● **DESCRIPTION OF THE TASK**
Collect each line of the records containing the string "Output".

● **MATERIAL PROVIDED**
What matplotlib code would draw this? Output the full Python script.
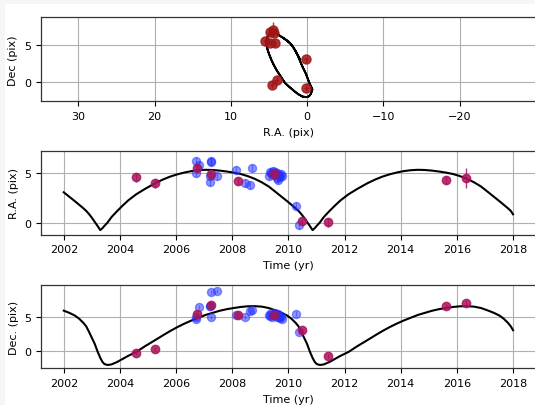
* * *
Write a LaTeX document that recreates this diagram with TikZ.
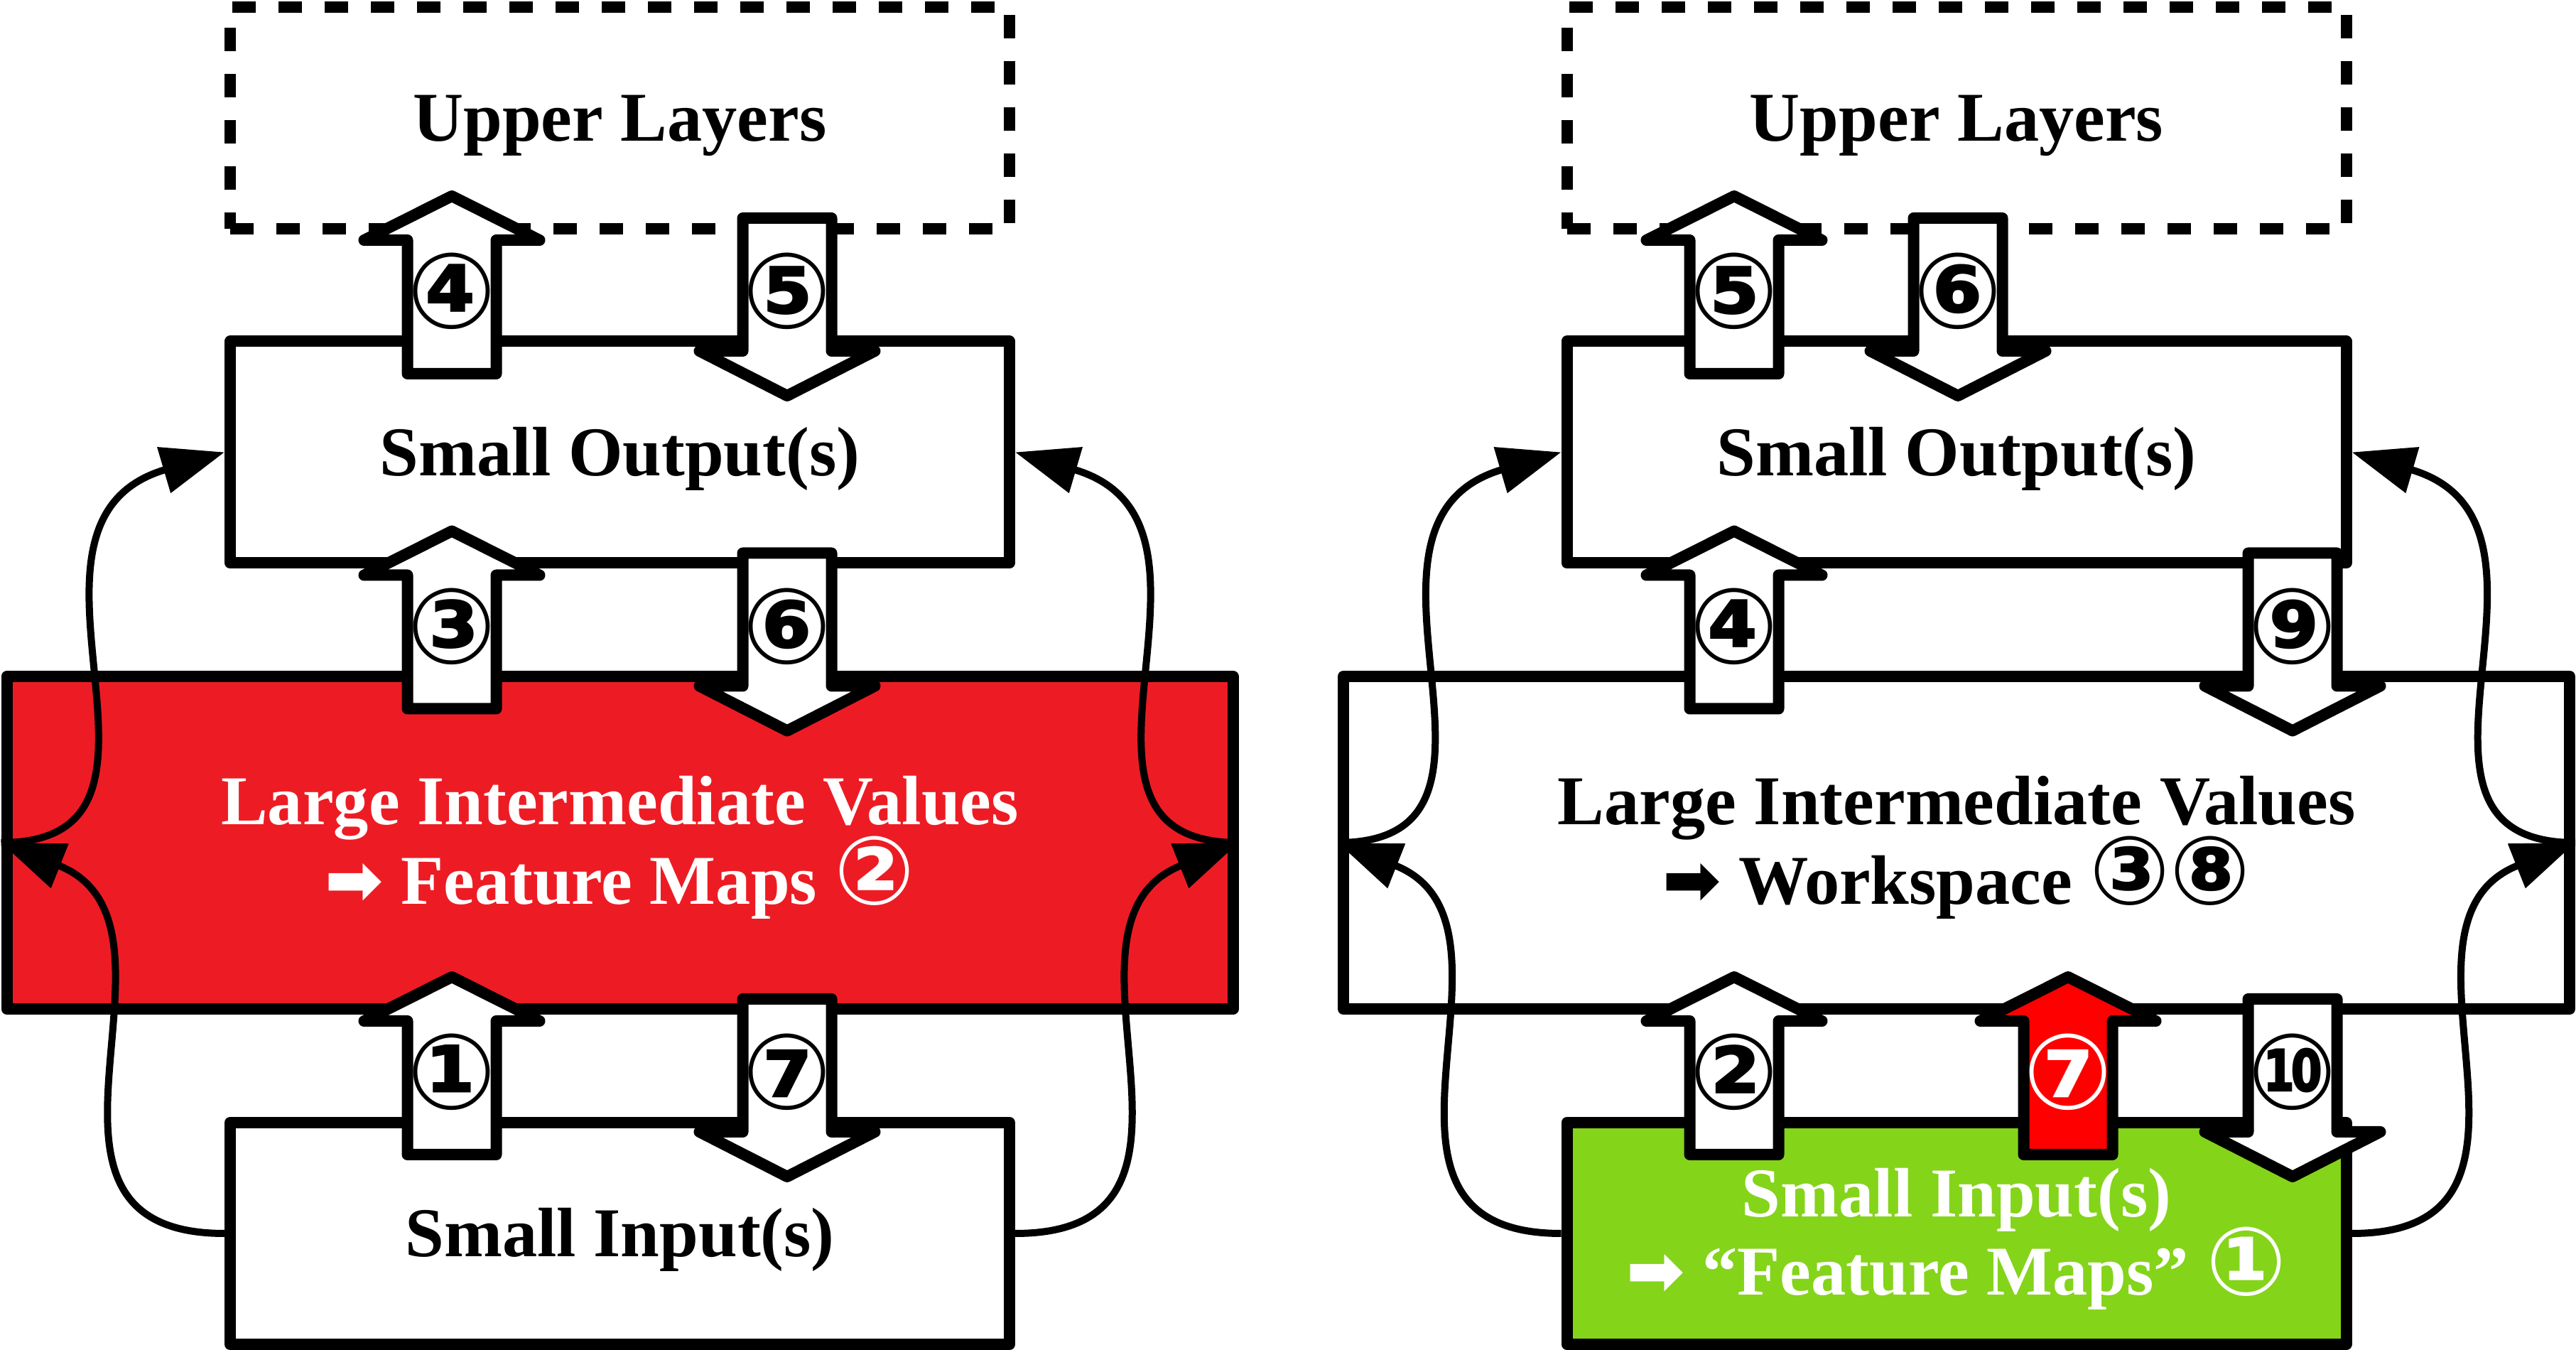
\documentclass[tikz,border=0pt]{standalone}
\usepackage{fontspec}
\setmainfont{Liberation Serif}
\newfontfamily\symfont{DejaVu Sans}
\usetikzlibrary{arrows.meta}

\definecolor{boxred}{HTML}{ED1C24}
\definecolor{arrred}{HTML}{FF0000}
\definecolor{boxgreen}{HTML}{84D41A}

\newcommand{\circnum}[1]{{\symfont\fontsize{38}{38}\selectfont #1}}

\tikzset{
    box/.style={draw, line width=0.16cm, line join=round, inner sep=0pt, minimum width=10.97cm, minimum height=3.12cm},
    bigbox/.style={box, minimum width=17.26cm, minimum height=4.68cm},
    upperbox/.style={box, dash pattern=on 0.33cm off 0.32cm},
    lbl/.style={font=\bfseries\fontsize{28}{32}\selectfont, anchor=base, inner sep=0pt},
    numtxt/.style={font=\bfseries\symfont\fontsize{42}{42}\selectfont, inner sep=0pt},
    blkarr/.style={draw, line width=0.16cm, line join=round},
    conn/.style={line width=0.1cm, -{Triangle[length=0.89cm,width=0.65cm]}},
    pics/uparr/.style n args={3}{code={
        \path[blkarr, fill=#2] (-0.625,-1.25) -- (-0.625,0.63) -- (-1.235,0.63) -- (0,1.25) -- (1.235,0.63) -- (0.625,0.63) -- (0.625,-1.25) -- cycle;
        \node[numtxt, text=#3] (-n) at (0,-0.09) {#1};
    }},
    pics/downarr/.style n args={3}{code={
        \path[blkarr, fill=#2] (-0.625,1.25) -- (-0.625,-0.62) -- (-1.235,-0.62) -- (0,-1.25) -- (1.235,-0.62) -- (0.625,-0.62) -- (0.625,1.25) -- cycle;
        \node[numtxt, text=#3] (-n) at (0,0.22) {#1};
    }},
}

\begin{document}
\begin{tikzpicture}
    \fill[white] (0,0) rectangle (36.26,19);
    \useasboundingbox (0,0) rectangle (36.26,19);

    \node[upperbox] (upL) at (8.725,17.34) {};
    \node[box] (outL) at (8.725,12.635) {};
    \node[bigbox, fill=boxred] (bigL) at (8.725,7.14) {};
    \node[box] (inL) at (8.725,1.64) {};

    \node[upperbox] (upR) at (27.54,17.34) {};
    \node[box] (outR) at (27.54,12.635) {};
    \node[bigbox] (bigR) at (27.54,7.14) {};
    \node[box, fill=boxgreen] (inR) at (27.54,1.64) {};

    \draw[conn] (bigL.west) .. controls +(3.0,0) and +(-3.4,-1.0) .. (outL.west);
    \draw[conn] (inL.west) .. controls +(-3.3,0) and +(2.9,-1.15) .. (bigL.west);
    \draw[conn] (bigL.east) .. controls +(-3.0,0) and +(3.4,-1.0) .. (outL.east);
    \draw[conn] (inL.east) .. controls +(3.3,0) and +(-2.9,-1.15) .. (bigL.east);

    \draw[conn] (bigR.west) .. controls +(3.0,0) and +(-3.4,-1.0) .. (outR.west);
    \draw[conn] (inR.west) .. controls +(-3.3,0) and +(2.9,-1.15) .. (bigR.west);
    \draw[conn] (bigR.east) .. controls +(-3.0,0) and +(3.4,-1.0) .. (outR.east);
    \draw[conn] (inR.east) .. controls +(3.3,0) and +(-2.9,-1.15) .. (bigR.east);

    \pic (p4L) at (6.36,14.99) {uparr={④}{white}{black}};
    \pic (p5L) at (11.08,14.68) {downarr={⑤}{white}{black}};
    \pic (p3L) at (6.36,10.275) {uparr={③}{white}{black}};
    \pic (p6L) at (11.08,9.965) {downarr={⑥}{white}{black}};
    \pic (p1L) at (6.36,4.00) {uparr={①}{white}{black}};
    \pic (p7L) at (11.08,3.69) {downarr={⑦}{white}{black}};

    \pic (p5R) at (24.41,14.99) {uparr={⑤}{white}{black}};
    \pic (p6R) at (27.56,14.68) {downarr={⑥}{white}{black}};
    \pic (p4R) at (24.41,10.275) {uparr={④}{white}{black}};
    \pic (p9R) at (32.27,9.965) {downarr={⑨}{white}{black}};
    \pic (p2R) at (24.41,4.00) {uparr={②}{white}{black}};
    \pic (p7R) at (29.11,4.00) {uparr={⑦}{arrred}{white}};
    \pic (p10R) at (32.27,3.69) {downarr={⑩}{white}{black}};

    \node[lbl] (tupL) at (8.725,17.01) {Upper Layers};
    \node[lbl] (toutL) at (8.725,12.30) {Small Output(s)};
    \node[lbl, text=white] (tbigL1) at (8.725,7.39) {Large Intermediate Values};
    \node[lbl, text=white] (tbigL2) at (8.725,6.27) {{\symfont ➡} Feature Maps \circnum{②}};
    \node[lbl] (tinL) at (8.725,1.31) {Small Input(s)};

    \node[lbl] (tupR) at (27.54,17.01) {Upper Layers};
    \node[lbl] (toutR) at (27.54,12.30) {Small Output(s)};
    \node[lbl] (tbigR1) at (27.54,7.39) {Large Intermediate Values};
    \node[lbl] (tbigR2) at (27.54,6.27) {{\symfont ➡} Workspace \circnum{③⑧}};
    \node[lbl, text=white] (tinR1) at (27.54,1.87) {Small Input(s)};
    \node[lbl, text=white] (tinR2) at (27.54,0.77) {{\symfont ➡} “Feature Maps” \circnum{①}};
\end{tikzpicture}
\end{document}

● **SOLVED PROBLEM**
What matplotlib code would draw this? Output the full Python script.
    \node[lbl] (toutL) at (8.725,12.30) {Small Output(s)};
    \node[lbl] (toutR) at (27.54,12.30) {Small Output(s)};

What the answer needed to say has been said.